Quote the data exactly, first line to the line containing "Frontend/Backend SR Workflow</text>", with no pictures.

======

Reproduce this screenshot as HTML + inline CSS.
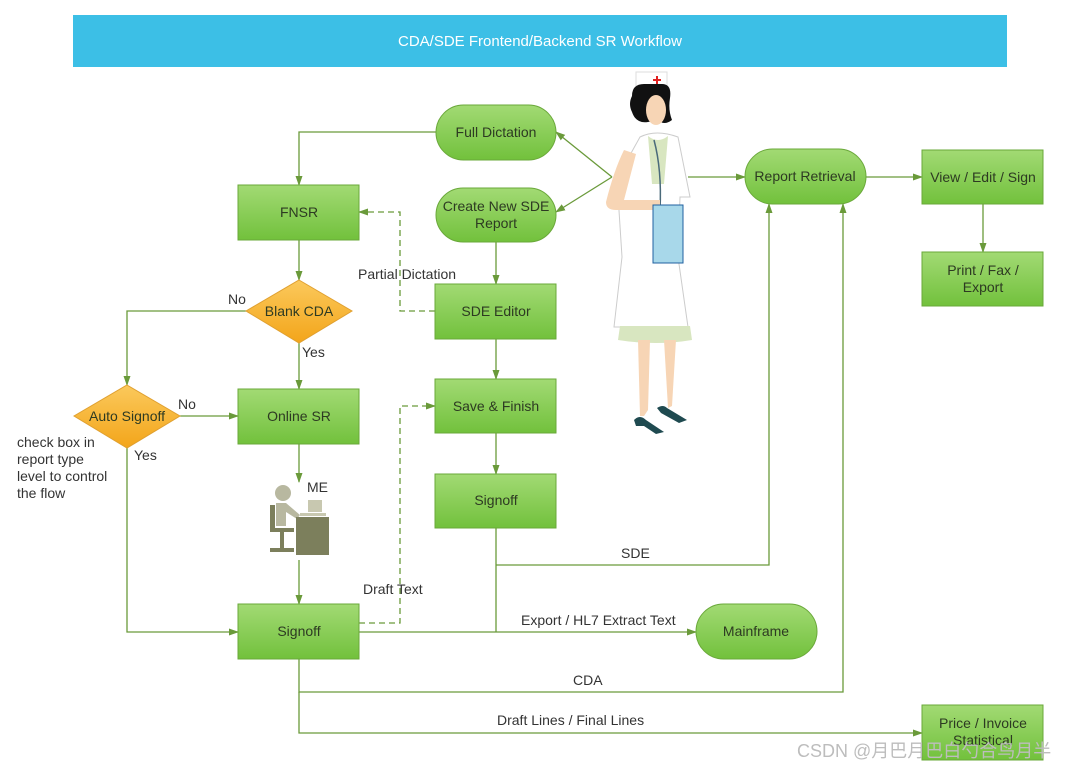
<!DOCTYPE html>
<html><head><meta charset="utf-8"><style>
html,body{margin:0;padding:0;background:#fff;width:1088px;height:770px;overflow:hidden}
text{font-family:"Liberation Sans","Noto Sans CJK SC",sans-serif;font-size:14px;fill:#333}
.bt{fill:#2d3a22;text-anchor:middle}
</style></head><body>
<svg width="1088" height="770" viewBox="0 0 1088 770" xmlns="http://www.w3.org/2000/svg">
<defs>
<linearGradient id="g" x1="0" y1="0" x2="0" y2="1"><stop offset="0" stop-color="#a2da74"/><stop offset="1" stop-color="#72c13c"/></linearGradient>
<linearGradient id="o" x1="0" y1="0" x2="0" y2="1"><stop offset="0" stop-color="#fbc95c"/><stop offset="1" stop-color="#f3a51a"/></linearGradient>
<marker id="a" markerWidth="10" markerHeight="8" refX="9" refY="4" orient="auto" markerUnits="userSpaceOnUse"><path d="M0,0.5 L10,4 L0,7.5 z" fill="#6a9a3a"/></marker>
</defs>
<rect x="73" y="15" width="934" height="52" fill="#3cbfe6"/>
<text x="540" y="46" text-anchor="middle" style="fill:#fff;font-size:15px">CDA/SDE Frontend/Backend SR Workflow</text>

<g fill="none" stroke="#6a9a3a" stroke-width="1.3">
<path d="M436,132 H299 V185" marker-end="url(#a)"/>
<path d="M299,240 V280" marker-end="url(#a)"/>
<path d="M246,311 H127 V385" marker-end="url(#a)"/>
<path d="M299,343 V389" marker-end="url(#a)"/>
<path d="M180,416 H238" marker-end="url(#a)"/>
<path d="M127,448 V632 H238" marker-end="url(#a)"/>
<path d="M299,444 V482" marker-end="url(#a)"/>
<path d="M299,560 V604" marker-end="url(#a)"/>
<path d="M435,311 H400 V212 H359" stroke-dasharray="6,4" marker-end="url(#a)"/>
<path d="M359,623 H400 V406 H435" stroke-dasharray="6,4" marker-end="url(#a)"/>
<path d="M496,242 V284" marker-end="url(#a)"/>
<path d="M496,339 V379" marker-end="url(#a)"/>
<path d="M496,433 V474" marker-end="url(#a)"/>
<path d="M496,528 V632"/>
<path d="M496,565 H769 V204" marker-end="url(#a)"/>
<path d="M359,632 H696" marker-end="url(#a)"/>
<path d="M299,659 V692 H843 V204" marker-end="url(#a)"/>
<path d="M299,692 V733 H922" marker-end="url(#a)"/>
<path d="M612,177 L556,132" marker-end="url(#a)"/>
<path d="M612,177 L556,212" marker-end="url(#a)"/>
<path d="M688,177 H745" marker-end="url(#a)"/>
<path d="M866,177 H922" marker-end="url(#a)"/>
<path d="M983,204 V252" marker-end="url(#a)"/>
</g>

<g stroke="#6aa83a" stroke-width="1" fill="url(#g)">
<rect x="238" y="185" width="121" height="55"/>
<rect x="238" y="389" width="121" height="55"/>
<rect x="238" y="604" width="121" height="55"/>
<rect x="435" y="284" width="121" height="55"/>
<rect x="435" y="379" width="121" height="54"/>
<rect x="435" y="474" width="121" height="54"/>
<rect x="922" y="150" width="121" height="54"/>
<rect x="922" y="252" width="121" height="54"/>
<rect x="922" y="705" width="121" height="55"/>
<rect x="436" y="105" width="120" height="55" rx="27.5"/>
<rect x="436" y="188" width="120" height="54" rx="27"/>
<rect x="745" y="149" width="121" height="55" rx="27.5"/>
<rect x="696" y="604" width="121" height="55" rx="27.5"/>
</g>
<g stroke="#e0a030" fill="url(#o)">
<path d="M299,280 L352,311 L299,343 L246,311 z"/>
<path d="M127,385 L180,416 L127,448 L74,416 z"/>
</g>

<g class="bt">
<text x="299" y="217" class="bt">FNSR</text>
<text x="299" y="421" class="bt">Online SR</text>
<text x="299" y="636" class="bt">Signoff</text>
<text x="496" y="316" class="bt">SDE Editor</text>
<text x="496" y="411" class="bt">Save &amp; Finish</text>
<text x="496" y="505" class="bt">Signoff</text>
<text x="983" y="182" class="bt">View / Edit / Sign</text>
<text x="983" y="275" class="bt">Print / Fax /</text>
<text x="983" y="292" class="bt">Export</text>
<text x="983" y="728" class="bt">Price / Invoice</text>
<text x="983" y="745" class="bt">Statistical</text>
<text x="496" y="137" class="bt">Full Dictation</text>
<text x="496" y="211" class="bt">Create New SDE</text>
<text x="496" y="228" class="bt">Report</text>
<text x="805" y="181" class="bt">Report Retrieval</text>
<text x="756" y="636" class="bt">Mainframe</text>
<text x="299" y="316" class="bt">Blank CDA</text>
<text x="127" y="421" class="bt">Auto Signoff</text>
</g>

<text x="228" y="304">No</text>
<text x="302" y="357">Yes</text>
<text x="178" y="409">No</text>
<text x="134" y="460">Yes</text>
<text x="358" y="279">Partial Dictation</text>
<text x="363" y="594">Draft Text</text>
<text x="621" y="558">SDE</text>
<text x="521" y="625">Export / HL7 Extract Text</text>
<text x="573" y="685">CDA</text>
<text x="497" y="725">Draft Lines / Final Lines</text>
<text x="307" y="492">ME</text>
<text x="17" y="447">check box in</text>
<text x="17" y="464">report type</text>
<text x="17" y="481">level to control</text>
<text x="17" y="498">the flow</text>

<!-- ME icon -->
<g>
<circle cx="283" cy="493" r="8" fill="#b8b8a0"/>
<path d="M276,503 h10 l14,12 -3,4 -11,-7 v14 h-10 z" fill="#b8b8a0"/>
<rect x="270" y="505" width="5" height="25" fill="#7c7f5c"/>
<rect x="270" y="528" width="24" height="4" fill="#7c7f5c"/>
<rect x="280" y="532" width="4" height="18" fill="#7c7f5c"/>
<rect x="270" y="548" width="24" height="4" fill="#7c7f5c"/>
<rect x="308" y="500" width="14" height="12" fill="#c8c8b0"/>
<rect x="296" y="517" width="33" height="38" fill="#7c7f5c"/>
<rect x="300" y="513" width="26" height="3" fill="#c8c8b0"/>
</g>

<!-- nurse -->
<g>
<path d="M636,72 h31 v16 h-31 z" fill="#fff" stroke="#ddd"/>
<path d="M657,76 v8 M653,80 h8" stroke="#e02020" stroke-width="2"/>
<path d="M632,96 q0,-12 12,-12 h18 q10,0 8,14 q-2,12 2,22 q-8,6 -14,0 l-10,2 q-12,2 -16,-10 q-4,-8 0,-16 z" fill="#111"/>
<ellipse cx="656" cy="110" rx="10" ry="15" fill="#f7d5b5"/>
<path d="M640,137 q16,-8 38,0 l12,60 -10,0 -2,60 10,70 h-74 l8,-70 -4,-62 -8,-4 z" fill="#fff" stroke="#ccc"/>
<path d="M648,136 q10,8 20,0 l-4,48 h-12 z" fill="#d8e6c0"/>
<path d="M654,140 q8,30 6,70" fill="none" stroke="#4a6a7a" stroke-width="1.5"/>
<path d="M620,326 h70 l2,14 q-36,6 -74,0 z" fill="#d8e6c0"/>
<path d="M624,150 q-10,20 -18,52 q0,8 10,8 h44 v-10 h-36 l12,-46 z" fill="#f7d5b5"/>
<rect x="653" y="205" width="30" height="58" fill="#a8d8ea" stroke="#2060a0"/>
<path d="M638,340 h12 l-2,70 -4,6 -4,0 z M664,340 h12 l-4,66 -4,2 z" fill="#f7d5b5"/>
<path d="M634,420 q6,-6 12,0 l18,12 -8,2 -12,-8 -8,0 z M657,408 q6,-4 10,0 l20,12 -8,3 -18,-10 z" fill="#1f4a50"/>
</g>

<text x="797" y="757" style="fill:#bdbdbd;font-size:18px">CSDN @月巴月巴白勺合鸟月半</text>
</svg>
</body></html>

======

**In response:**
Reproduce this screenshot as HTML + inline CSS.
<!DOCTYPE html>
<html><head><meta charset="utf-8"><style>
html,body{margin:0;padding:0;background:#fff;width:1088px;height:770px;overflow:hidden}
text{font-family:"Liberation Sans","Noto Sans CJK SC",sans-serif;font-size:14px;fill:#333}
.bt{fill:#2d3a22;text-anchor:middle}
</style></head><body>
<svg width="1088" height="770" viewBox="0 0 1088 770" xmlns="http://www.w3.org/2000/svg">
<defs>
<linearGradient id="g" x1="0" y1="0" x2="0" y2="1"><stop offset="0" stop-color="#a2da74"/><stop offset="1" stop-color="#72c13c"/></linearGradient>
<linearGradient id="o" x1="0" y1="0" x2="0" y2="1"><stop offset="0" stop-color="#fbc95c"/><stop offset="1" stop-color="#f3a51a"/></linearGradient>
<marker id="a" markerWidth="10" markerHeight="8" refX="9" refY="4" orient="auto" markerUnits="userSpaceOnUse"><path d="M0,0.5 L10,4 L0,7.5 z" fill="#6a9a3a"/></marker>
</defs>
<rect x="73" y="15" width="934" height="52" fill="#3cbfe6"/>
<text x="540" y="46" text-anchor="middle" style="fill:#fff;font-size:15px">CDA/SDE Frontend/Backend SR Workflow</text>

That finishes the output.